Friday, September 19, 2008
A good friend of mine called me as the afternoon matches were concluding and asked a simple question -- "Why the huge celebrations so early?"
It's a fair question, this is only day one and it isn't like they went 8-0 or anything. The answer to this lies with history. No American team we can remember has ever done anything like this. Friday is like Kryptonite to the American team. The last three Ryder Cups we've been down a combined 16-8 after day one. Most of the time we dig ourselves so deep Shawn Bradley couldn't see out. It gets ugly.
This year has had a different feel. We weren't the favorite, we were outmatched on paper and they had the best player in golf. Don't all those things sound familiar? It is almost like the Europeans took the role as "Can't lose" and the Americans waltzed in with some sneaky players.
Hunter Mahan and Justin Leonard were absolutely brilliant all day long. Starting out losing the first two holes, you almost got the feeling the Texans match-up wouldn't work. They weren't that good. They couldn't mesh their styles of play. Then the two just blew up, winning the morning round 3 and 2 and the afternoon round 4 and 2. Chip ins, near hole-in-ones, solid putts -- these three had it all.
Then came the flashy grouping of Anthony Kim and Phil Mickelson. Drawing the best player (actually playing) in golf both rounds, the duo had to deal with Padraig Harrington, who seemed to forget how to miss a 20-footer.

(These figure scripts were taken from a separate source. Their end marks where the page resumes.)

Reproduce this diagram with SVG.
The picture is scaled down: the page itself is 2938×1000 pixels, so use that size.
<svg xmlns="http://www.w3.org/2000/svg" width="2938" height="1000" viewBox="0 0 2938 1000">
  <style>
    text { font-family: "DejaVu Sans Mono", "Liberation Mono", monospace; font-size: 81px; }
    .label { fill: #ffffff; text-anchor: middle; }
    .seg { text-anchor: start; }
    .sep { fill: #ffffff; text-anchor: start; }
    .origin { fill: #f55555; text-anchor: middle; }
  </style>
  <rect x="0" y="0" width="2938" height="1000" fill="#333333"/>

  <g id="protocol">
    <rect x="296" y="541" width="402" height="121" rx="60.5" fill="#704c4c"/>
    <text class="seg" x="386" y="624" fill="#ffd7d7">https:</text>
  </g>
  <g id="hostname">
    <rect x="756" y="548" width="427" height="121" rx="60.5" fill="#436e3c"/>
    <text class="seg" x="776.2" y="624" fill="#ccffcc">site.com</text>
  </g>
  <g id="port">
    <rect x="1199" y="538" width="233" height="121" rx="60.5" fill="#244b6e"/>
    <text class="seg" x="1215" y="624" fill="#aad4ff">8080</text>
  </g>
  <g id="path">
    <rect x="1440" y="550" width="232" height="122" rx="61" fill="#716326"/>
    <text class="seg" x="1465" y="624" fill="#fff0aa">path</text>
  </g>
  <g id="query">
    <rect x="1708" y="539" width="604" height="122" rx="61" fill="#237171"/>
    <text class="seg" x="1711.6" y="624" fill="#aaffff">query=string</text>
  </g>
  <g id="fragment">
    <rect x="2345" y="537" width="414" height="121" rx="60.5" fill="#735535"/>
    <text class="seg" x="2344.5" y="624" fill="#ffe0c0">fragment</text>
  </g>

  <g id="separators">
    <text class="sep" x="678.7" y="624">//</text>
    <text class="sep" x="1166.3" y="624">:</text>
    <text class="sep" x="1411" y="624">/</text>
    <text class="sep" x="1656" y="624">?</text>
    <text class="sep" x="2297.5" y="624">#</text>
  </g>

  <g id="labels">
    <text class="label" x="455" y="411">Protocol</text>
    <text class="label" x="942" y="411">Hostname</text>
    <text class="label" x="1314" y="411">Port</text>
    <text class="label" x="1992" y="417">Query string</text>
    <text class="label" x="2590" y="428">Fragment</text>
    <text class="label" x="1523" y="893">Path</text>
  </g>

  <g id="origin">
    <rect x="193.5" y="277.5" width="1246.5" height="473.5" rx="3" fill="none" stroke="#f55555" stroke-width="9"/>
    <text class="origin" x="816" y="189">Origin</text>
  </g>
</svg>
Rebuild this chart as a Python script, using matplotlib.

A half point in the morning was disappointing and they feel behind by three after four holes, but Mickelson's brilliant iron play and Kim's fiery youth prevailed. It was the epitome of teamwork.
Other stars showed their faces. Boo Weekley drained a snake from the fringe. Steve Stricker kept a sinking (and birdieless) Ben Curtis afloat for as long as he could. Kenny Perry tried desperately to sneak a point away from the Europeans. Chad Campbell hit one of the shots of the tournament with his second shot on the 18th.
It was 12 guys working together. They all were involved, they all were rooting the others on and for the first time since my young self can remember, they looked to be having some goddamn fun.
If this continues they won't lose. They can't lose. The Europeans are behind the eight ball for the first time since 1995. Nick Faldo looks lost and confused. Hell, Sergio Garcia didn't win a match today!
Personally, I have only been part of the 1999 comeback. I've never been old enough to watch a team go out and dominate like the old American teams did. The Ryder Cup was losing fans because it wasn't fun for people in the United States to watch. Today, with a whole new crop of stars and some oldies, team golf was fun again.
We can only hope Paul Azinger's crew can continue this on the weekend.